### Material provided
⁂

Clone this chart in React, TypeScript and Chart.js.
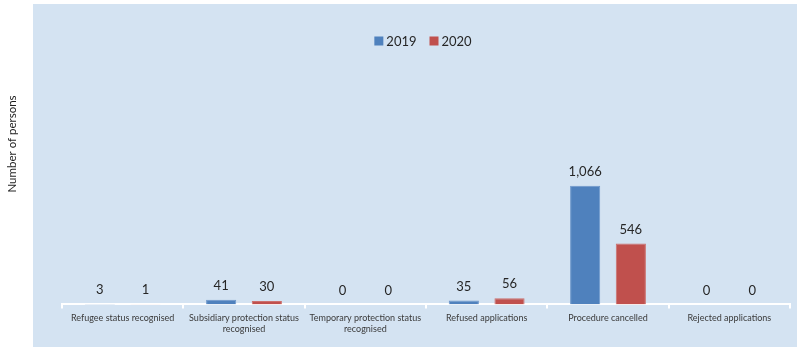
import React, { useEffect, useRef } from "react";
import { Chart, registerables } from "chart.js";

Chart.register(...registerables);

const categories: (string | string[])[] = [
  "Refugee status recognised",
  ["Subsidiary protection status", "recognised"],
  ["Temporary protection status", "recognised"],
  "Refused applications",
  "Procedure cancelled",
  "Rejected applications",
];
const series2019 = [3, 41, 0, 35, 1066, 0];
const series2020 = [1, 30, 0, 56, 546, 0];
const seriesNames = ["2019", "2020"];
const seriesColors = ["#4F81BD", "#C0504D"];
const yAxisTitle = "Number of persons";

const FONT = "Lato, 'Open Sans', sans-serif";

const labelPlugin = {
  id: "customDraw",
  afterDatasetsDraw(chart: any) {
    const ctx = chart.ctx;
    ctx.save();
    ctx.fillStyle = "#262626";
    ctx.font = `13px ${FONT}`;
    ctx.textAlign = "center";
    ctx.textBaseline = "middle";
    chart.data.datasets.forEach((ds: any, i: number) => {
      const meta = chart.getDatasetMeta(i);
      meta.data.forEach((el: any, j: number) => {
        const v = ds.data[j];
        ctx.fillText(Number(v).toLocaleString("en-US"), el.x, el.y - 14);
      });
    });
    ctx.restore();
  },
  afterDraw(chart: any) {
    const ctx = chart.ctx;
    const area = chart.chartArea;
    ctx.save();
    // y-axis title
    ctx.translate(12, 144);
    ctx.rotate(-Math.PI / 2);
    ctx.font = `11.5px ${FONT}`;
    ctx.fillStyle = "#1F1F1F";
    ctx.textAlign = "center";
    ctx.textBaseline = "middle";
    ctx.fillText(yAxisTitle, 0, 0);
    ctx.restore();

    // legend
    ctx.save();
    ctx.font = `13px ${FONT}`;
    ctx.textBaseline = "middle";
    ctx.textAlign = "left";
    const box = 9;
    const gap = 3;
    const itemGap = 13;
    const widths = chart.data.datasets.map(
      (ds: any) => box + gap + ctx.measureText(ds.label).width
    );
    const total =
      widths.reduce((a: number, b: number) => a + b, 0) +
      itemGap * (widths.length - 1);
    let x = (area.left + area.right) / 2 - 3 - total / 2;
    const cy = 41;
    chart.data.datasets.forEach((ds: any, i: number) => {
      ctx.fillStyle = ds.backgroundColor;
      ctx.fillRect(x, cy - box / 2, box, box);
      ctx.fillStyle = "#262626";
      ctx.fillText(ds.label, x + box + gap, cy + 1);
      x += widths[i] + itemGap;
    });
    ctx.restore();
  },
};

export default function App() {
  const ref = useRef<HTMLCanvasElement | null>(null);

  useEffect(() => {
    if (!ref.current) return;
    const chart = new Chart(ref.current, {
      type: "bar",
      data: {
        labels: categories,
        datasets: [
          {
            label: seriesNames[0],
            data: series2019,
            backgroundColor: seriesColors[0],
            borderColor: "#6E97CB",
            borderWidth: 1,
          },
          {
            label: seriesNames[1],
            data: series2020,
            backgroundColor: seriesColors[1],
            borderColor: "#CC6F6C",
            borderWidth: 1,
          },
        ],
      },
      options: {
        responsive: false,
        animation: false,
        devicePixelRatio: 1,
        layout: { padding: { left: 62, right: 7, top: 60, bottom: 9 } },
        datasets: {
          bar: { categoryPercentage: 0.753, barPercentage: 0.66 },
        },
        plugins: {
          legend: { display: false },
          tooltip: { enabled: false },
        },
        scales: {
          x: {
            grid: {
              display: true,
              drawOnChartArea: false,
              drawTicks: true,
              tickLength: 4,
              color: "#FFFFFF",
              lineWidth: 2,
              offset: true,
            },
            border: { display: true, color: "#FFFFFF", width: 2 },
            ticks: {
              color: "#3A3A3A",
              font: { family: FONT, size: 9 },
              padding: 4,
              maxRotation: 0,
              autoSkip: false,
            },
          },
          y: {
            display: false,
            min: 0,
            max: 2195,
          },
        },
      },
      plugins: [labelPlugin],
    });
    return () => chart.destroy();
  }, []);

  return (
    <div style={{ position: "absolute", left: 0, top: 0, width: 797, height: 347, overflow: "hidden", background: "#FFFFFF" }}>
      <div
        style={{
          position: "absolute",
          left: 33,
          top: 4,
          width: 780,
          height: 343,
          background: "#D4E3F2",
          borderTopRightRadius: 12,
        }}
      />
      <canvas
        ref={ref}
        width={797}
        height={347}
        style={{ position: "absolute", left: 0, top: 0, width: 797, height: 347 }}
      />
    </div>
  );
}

⁂

### Written task
Write the listing above out again exactly, dropping each image.

### Result
Clone this chart in React, TypeScript and Chart.js.
import React, { useEffect, useRef } from "react";
import { Chart, registerables } from "chart.js";

Chart.register(...registerables);

const categories: (string | string[])[] = [
  "Refugee status recognised",
  ["Subsidiary protection status", "recognised"],
  ["Temporary protection status", "recognised"],
  "Refused applications",
  "Procedure cancelled",
  "Rejected applications",
];
const series2019 = [3, 41, 0, 35, 1066, 0];
const series2020 = [1, 30, 0, 56, 546, 0];
const seriesNames = ["2019", "2020"];
const seriesColors = ["#4F81BD", "#C0504D"];
const yAxisTitle = "Number of persons";

const FONT = "Lato, 'Open Sans', sans-serif";

const labelPlugin = {
  id: "customDraw",
  afterDatasetsDraw(chart: any) {
    const ctx = chart.ctx;
    ctx.save();
    ctx.fillStyle = "#262626";
    ctx.font = `13px ${FONT}`;
    ctx.textAlign = "center";
    ctx.textBaseline = "middle";
    chart.data.datasets.forEach((ds: any, i: number) => {
      const meta = chart.getDatasetMeta(i);
      meta.data.forEach((el: any, j: number) => {
        const v = ds.data[j];
        ctx.fillText(Number(v).toLocaleString("en-US"), el.x, el.y - 14);
      });
    });
    ctx.restore();
  },
  afterDraw(chart: any) {
    const ctx = chart.ctx;
    const area = chart.chartArea;
    ctx.save();
    // y-axis title
    ctx.translate(12, 144);
    ctx.rotate(-Math.PI / 2);
    ctx.font = `11.5px ${FONT}`;
    ctx.fillStyle = "#1F1F1F";
    ctx.textAlign = "center";
    ctx.textBaseline = "middle";
    ctx.fillText(yAxisTitle, 0, 0);
    ctx.restore();

    // legend
    ctx.save();
    ctx.font = `13px ${FONT}`;
    ctx.textBaseline = "middle";
    ctx.textAlign = "left";
    const box = 9;
    const gap = 3;
    const itemGap = 13;
    const widths = chart.data.datasets.map(
      (ds: any) => box + gap + ctx.measureText(ds.label).width
    );
    const total =
      widths.reduce((a: number, b: number) => a + b, 0) +
      itemGap * (widths.length - 1);
    let x = (area.left + area.right) / 2 - 3 - total / 2;
    const cy = 41;
    chart.data.datasets.forEach((ds: any, i: number) => {
      ctx.fillStyle = ds.backgroundColor;
      ctx.fillRect(x, cy - box / 2, box, box);
      ctx.fillStyle = "#262626";
      ctx.fillText(ds.label, x + box + gap, cy + 1);
      x += widths[i] + itemGap;
    });
    ctx.restore();
  },
};

export default function App() {
  const ref = useRef<HTMLCanvasElement | null>(null);

  useEffect(() => {
    if (!ref.current) return;
    const chart = new Chart(ref.current, {
      type: "bar",
      data: {
        labels: categories,
        datasets: [
          {
            label: seriesNames[0],
            data: series2019,
            backgroundColor: seriesColors[0],
            borderColor: "#6E97CB",
            borderWidth: 1,
          },
          {
            label: seriesNames[1],
            data: series2020,
            backgroundColor: seriesColors[1],
            borderColor: "#CC6F6C",
            borderWidth: 1,
          },
        ],
      },
      options: {
        responsive: false,
        animation: false,
        devicePixelRatio: 1,
        layout: { padding: { left: 62, right: 7, top: 60, bottom: 9 } },
        datasets: {
          bar: { categoryPercentage: 0.753, barPercentage: 0.66 },
        },
        plugins: {
          legend: { display: false },
          tooltip: { enabled: false },
        },
        scales: {
          x: {
            grid: {
              display: true,
              drawOnChartArea: false,
              drawTicks: true,
              tickLength: 4,
              color: "#FFFFFF",
              lineWidth: 2,
              offset: true,
            },
            border: { display: true, color: "#FFFFFF", width: 2 },
            ticks: {
              color: "#3A3A3A",
              font: { family: FONT, size: 9 },
              padding: 4,
              maxRotation: 0,
              autoSkip: false,
            },
          },
          y: {
            display: false,
            min: 0,
            max: 2195,
          },
        },
      },
      plugins: [labelPlugin],
    });
    return () => chart.destroy();
  }, []);

  return (
    <div style={{ position: "absolute", left: 0, top: 0, width: 797, height: 347, overflow: "hidden", background: "#FFFFFF" }}>
      <div
        style={{
          position: "absolute",
          left: 33,
          top: 4,
          width: 780,
          height: 343,
          background: "#D4E3F2",
          borderTopRightRadius: 12,
        }}
      />
      <canvas
        ref={ref}
        width={797}
        height={347}
        style={{ position: "absolute", left: 0, top: 0, width: 797, height: 347 }}
      />
    </div>
  );
}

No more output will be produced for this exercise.